Some other most frequently misspelled artists:

  • Britney Spears
  • Linkin Park
  • Arctic Monkeys
  • Katy Perry
  • Guns N’ Roses
  • Nicki Minaj
Which artists are the easiest to spell?
Using the same techniques we can look through our search logs and find the popular artists that have the fewest misspelled queries. These are the easiest to spell artists. They include:
  • Muse
  • Weezer
  • U2
  • Oasis
  • Moby
  • Flyleaf
  • Seether
Most confused artists:
Artists are most easily confused with another include:
  • byran adams – ryan adams
  • Underworld – Uverworld
Wrapping up
Spelling correction for artist names is perhaps the least sexiest job in the music industry, nevertheless it is an important part of helping people connect with the music they are looking for.   There is a large body of research around context-sensitive spelling correction that can be used to help solve this problem, but even very simple techniques like those described here can go along way to helping you figure out what someone really wants when they search for ‘Jastan Beebar’.
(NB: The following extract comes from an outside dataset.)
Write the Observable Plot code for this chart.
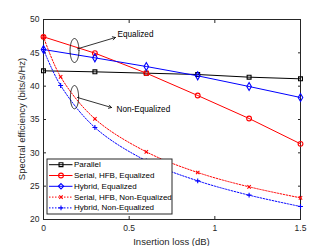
<!DOCTYPE html>
<html><head><meta charset="utf-8">
<script src="https://cdn.jsdelivr.net/npm/d3@7"></script>
<script src="https://cdn.jsdelivr.net/npm/@observablehq/plot@0.6"></script>
<style>body{margin:0;background:#fff;} svg{font-family:"Liberation Sans",Arial,sans-serif;}</style>
</head><body><div id="chart"></div>
<script>
const xEq = [0, 0.3, 0.6, 0.9, 1.2, 1.5];
const xNonEq = [0, 0.1, 0.3, 0.6, 0.9, 1.2, 1.5];
const parallel = [42.3, 42.15, 41.95, 41.75, 41.35, 41.1];
const serialEq = [47.4, 44.95, 41.95, 38.6, 35.15, 31.35];
const hybridEq = [45.5, 44.25, 42.95, 41.55, 39.95, 38.3];
const serialNonEq = [47.4, 41.4, 35.1, 30.15, 27.05, 24.9, 23.25];
const hybridNonEq = [45.5, 40.1, 33.8, 28.8, 25.8, 23.65, 21.95];
const xTicks = [0, 0.5, 1, 1.5];
const yTicks = [20, 25, 30, 35, 40, 45, 50];
const xLabel = "Insertion loss (dB)";
const yLabel = "Spectral efficiency (bits/s/Hz)";
const seriesNames = ["Parallel", "Serial, HFB, Equalized", "Hybrid, Equalized", "Serial, HFB, Non-Equalized", "Hybrid, Non-Equalized"];
// annotations (data units)
const ellipses = [{cx: 0.181, cy: 45.35, rx: 0.026, ry: 1.8}, {cx: 0.181, cy: 38.35, rx: 0.024, ry: 1.75}];
const arrows = [{x1: 0.198, y1: 45.6, x2: 0.42, y2: 47.3}, {x1: 0.198, y1: 38.3, x2: 0.397, y2: 36.8}];
const notes = [{x: 0.432, y: 47.75, text: "Equalized"}, {x: 0.426, y: 36.5, text: "Non-Equalized"}];

const styles = [
  {color: "#000000", dash: null, symbol: "square", r: 2.2},
  {color: "#ff0000", dash: null, symbol: "circle", r: 2.4},
  {color: "#0000ff", dash: null, symbol: "diamond", r: 2.4},
  {color: "#ff0000", dash: "1.5,1.5", symbol: "times", r: 1.7},
  {color: "#0000ff", dash: "1.5,1.5", symbol: "plus", r: 1.7}
];
const mk = (xs, ys) => xs.map((x, i) => ({x, y: ys[i]}));
const sets = [mk(xEq, parallel), mk(xEq, serialEq), mk(xEq, hybridEq), mk(xNonEq, serialNonEq), mk(xNonEq, hybridNonEq)];

const ellPts = ellipses.map(e => d3.range(0, 61).map(k => {
  const t = k / 60 * 2 * Math.PI;
  return {x: e.cx + e.rx * Math.cos(t), y: e.cy + e.ry * Math.sin(t)};
}));

const marks = [];
sets.forEach((d, i) => {
  const s = styles[i];
  marks.push(Plot.line(d, {x: "x", y: "y", stroke: s.color, strokeWidth: 1, strokeDasharray: s.dash, curve: i >= 3 ? "catmull-rom" : "linear"}));
  marks.push(Plot.dot(d, {x: "x", y: "y", stroke: s.color, fill: "none", symbol: s.symbol, r: s.r, strokeWidth: 1.1}));
});
ellPts.forEach(p => marks.push(Plot.line(p, {x: "x", y: "y", stroke: "#000", strokeWidth: 0.8})));
marks.push(Plot.arrow(arrows, {x1: "x1", y1: "y1", x2: "x2", y2: "y2", stroke: "#000", strokeWidth: 0.8, headLength: 6}));
marks.push(Plot.text(notes, {x: "x", y: "y", text: "text", textAnchor: "start", fontSize: 8.2, fill: "#000"}));

const plot = Plot.plot({
  width: 332, height: 246,
  marginLeft: 43, marginRight: 32, marginTop: 19, marginBottom: 27,
  style: {fontSize: "8.5px", fontFamily: "Liberation Sans, Arial, sans-serif", color: "#262626"},
  x: {domain: [0, 1.5]},
  y: {domain: [20, 50]},
  marks: [
    Plot.frame({stroke: "#262626", strokeWidth: 1}),
    Plot.axisX({anchor: "bottom", ticks: xTicks, tickSize: 0, tickPadding: 5, tickFormat: d => String(d), label: null}),
    Plot.axisX({anchor: "bottom", ticks: xTicks, tickSize: -3, tickFormat: () => "", label: null}),
    Plot.axisX({anchor: "top", ticks: xTicks, tickSize: -3, tickFormat: () => "", label: null}),
    Plot.axisY({anchor: "left", ticks: yTicks, tickSize: 0, tickPadding: 4, label: null}),
    Plot.axisY({anchor: "left", ticks: yTicks, tickSize: -3, tickFormat: () => "", label: null}),
    Plot.axisY({anchor: "right", ticks: yTicks, tickSize: -3, tickFormat: () => "", label: null}),
    ...marks
  ]
});
document.getElementById("chart").appendChild(plot);

const svg = d3.select(plot);
const fx0 = 43, fx1 = 332 - 32, fy0 = 19, fy1 = 246 - 27;
// axis labels
svg.append("text").attr("x", (fx0 + fx1) / 2).attr("y", 242).attr("dy", "0.32em").attr("text-anchor", "middle").attr("font-size", 9.5).attr("fill", "#262626").text(xLabel);
svg.append("text").attr("transform", `translate(22,${(fy0 + fy1) / 2}) rotate(-90)`).attr("dy", "0.32em").attr("text-anchor", "middle").attr("font-size", 9.5).attr("fill", "#262626").text(yLabel);

// legend
const lx = 47, ly = 159, lw = 125, lh = 55, rowH = 10.8;
const g = svg.append("g").attr("text-anchor", "start");
g.append("rect").attr("x", lx).attr("y", ly).attr("width", lw).attr("height", lh).attr("fill", "#fff").attr("stroke", "#262626").attr("stroke-width", 1);
const symMap = {square: d3.symbolSquare, circle: d3.symbolCircle, diamond: d3.symbolDiamond2, times: d3.symbolTimes, plus: d3.symbolPlus};
seriesNames.forEach((name, i) => {
  const s = styles[i];
  const y = ly + 5.7 + i * rowH;
  g.append("line").attr("x1", lx + 2).attr("x2", lx + 25.5).attr("y1", y).attr("y2", y).attr("stroke", s.color).attr("stroke-width", 1).attr("stroke-dasharray", s.dash);
  g.append("path").attr("transform", `translate(${lx + 14},${y})`).attr("d", d3.symbol(symMap[s.symbol], s.r * s.r * Math.PI)()).attr("fill", "none").attr("stroke", s.color).attr("stroke-width", 1.1);
  g.append("text").attr("x", lx + 27).attr("y", y).attr("dy", "0.32em").attr("text-anchor", "start").attr("font-size", 8).attr("fill", "#000").text(name);
});
</script></body></html>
  1. #1 by Param Arunachalam on July 28, 2011 - 11:25 am

    Fascinating! Thanks for sharing. For Indian music, there is an additional twist. There are many languages in India but because English is most widely understood amongst internet users, almost all Indian music services transliterate names, albums, songs to English. Therefore, there isn’t really a “correct” spelling of the transliterated English word. The algorithm you describe should still work since it returns the best match.